His answer was that the sun is actually smart. No one knows this, but the sun uses its gasses to think. It used to be all alone, but then it decided to “grow up” the planets. So the sun is the mom, and that’s why it’s the biggest. And then the sun decided to make people on Earth.
Also in the same conversation, Toby asked “Wouldn’t it be funny if there was another boy just like me on another planet and his name was Toby too?” I asked him if we would want to write that boy a letter, if he existed. Toby said yes, but thought there should also be a space ship that could bring the letter to the boy. So I asked him what he would write, and Toby said, “I like you because you’re just like me.” On further discussion, it turned out that the little boy was like Toby in all respects, and did all the same things at all the same times, and had the same little brother and mom and dad. But, the whole planet wasn’t the same as ours. Only our family. That planet was different in that it had no oceans, only land. When people needed water, they got it by milking something called a “watergoat” who has special plants in its tail which make water which is then stored in the udders until someone milks it.
Coming back to the theme of the sentient sun, Toby said that the planets can decide things, too. Like Jupiter could decide not to have stripes, and just be orange. But it doesn’t. But, Earth can’t, and that’s good, because it might be inconvenient for us. I said, “Like what if the Earth decided not to have continents anymore, and it was all just ocean.” Toby agreed that would be bad; we would all just sink. But then we thought about swimming until we found something floating “like a houseboat that no one was using and we could live in.”
Sun as deity, Gaia, doppelgangers, and goats that create water. What an entertaining walk home!
And you know, it seems like son number two is going to be a real talker (is this a linguists dream–having verbal children?), too. So I can’t really close without sharing a couple of entries about Rafe and his words:
Not What I Meant (12/3/06)
Rafe has a runny nose (it’s December, he goes to day care…). I was wiping it and said, “Can you blow sweetie?” Rafe put his hand to his mouth and blew a kiss.
And:
That’s Why They’re Called “Bored” Books (12/3/06)
A couple of months ago, we realized we weren’t in the habit of reading to Rafe, and thought we should fix that. At the time, we tried reading to him (I remember trying Goodnight Moon a couple of times), and he would only sit through the whole thing under duress. Within a week or so, though, he caught on to the fun. The first book I really saw him enjoy was Blue Hat, Green Hat. I don’t think he really understood it (all of the other animals are putting on their clothes the right way, but the turkey keeps putting things in the wrong place), but the word “oops” (the last word on each page) consistently got belly laughs from the first reading. He wanted it read over and over and over again. Another that seems to be a first favorite is Hand, Hand, Fingers, Thumb. And now he most often wants Shoes, followed closely by The Wheels on the Bus and Tumble Bumble. You’ll get to the end of the book and he’ll immediately say and sign, “More.” (As an aside, I remember Peter having distinct words for “more” and “again” at about this stage, which I found impressive. Rafe just uses “more” for both.) Sometimes, he gets his hands ready for the “more” sign on the second to last page or so. This is all particularly ironic with We’re Going on a Bear Hunt, because the last line is, “We’re NOT going on a bear hunt again!”
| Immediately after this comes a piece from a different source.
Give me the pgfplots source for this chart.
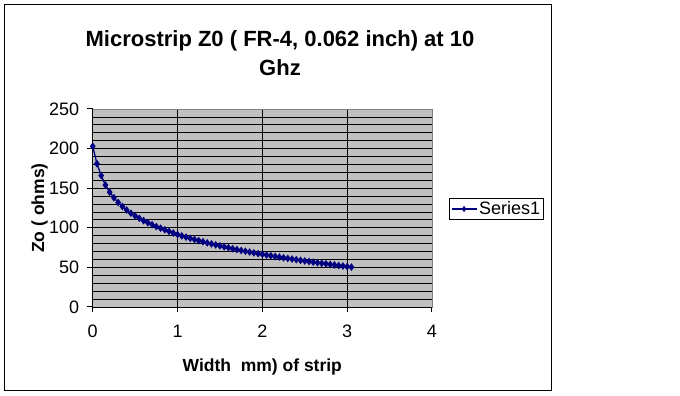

Now we know why they’re called “bored” (board) books.
****
If you have people who would really like to hear from you and who could become an audience that encourages you to write, or you have a book writing idea in mind for which keeping notes and making journal entries of your observations would be beneficial, you might want to start a blog. Think of the formula for success this way:
1. Use an easy-to-access system that works for you at a time when you normally go to the computer–after answering email or before, for instance.
2. Find a focus that you are interested in–for Emily that is getting down her observations of her children’s growth in learning and relating to others and the world. Since she is a linguist, she often uses technical terms when explaining what she’s heard her children say. She uses her strong science skill for observation in combination with her joy at mothering her boys to create vignettes that leap off the page and into the heart (I know I am the mom and grandmother talking, but I think from the samples you’ll agree).
3. Find an audience that is looking forward to reading what you have seen and heard, tasted, touched and smelled and learned. Not only are the grandparents and a circle of close others that audience for Emily now, but also her sons and her future self are important audiences to come. The writing is a gift for all of us. Your writing might be for this kind of audience or it might be for people in a specific profession or encountering a certain kind of life circumstance: living with chronic illness, care giving, adventuring, researching, etc.
4. Don’t think of blogging as one more thing you have to do. Take Emily’s advice and see it as an organizational tool for something you want to do anyway!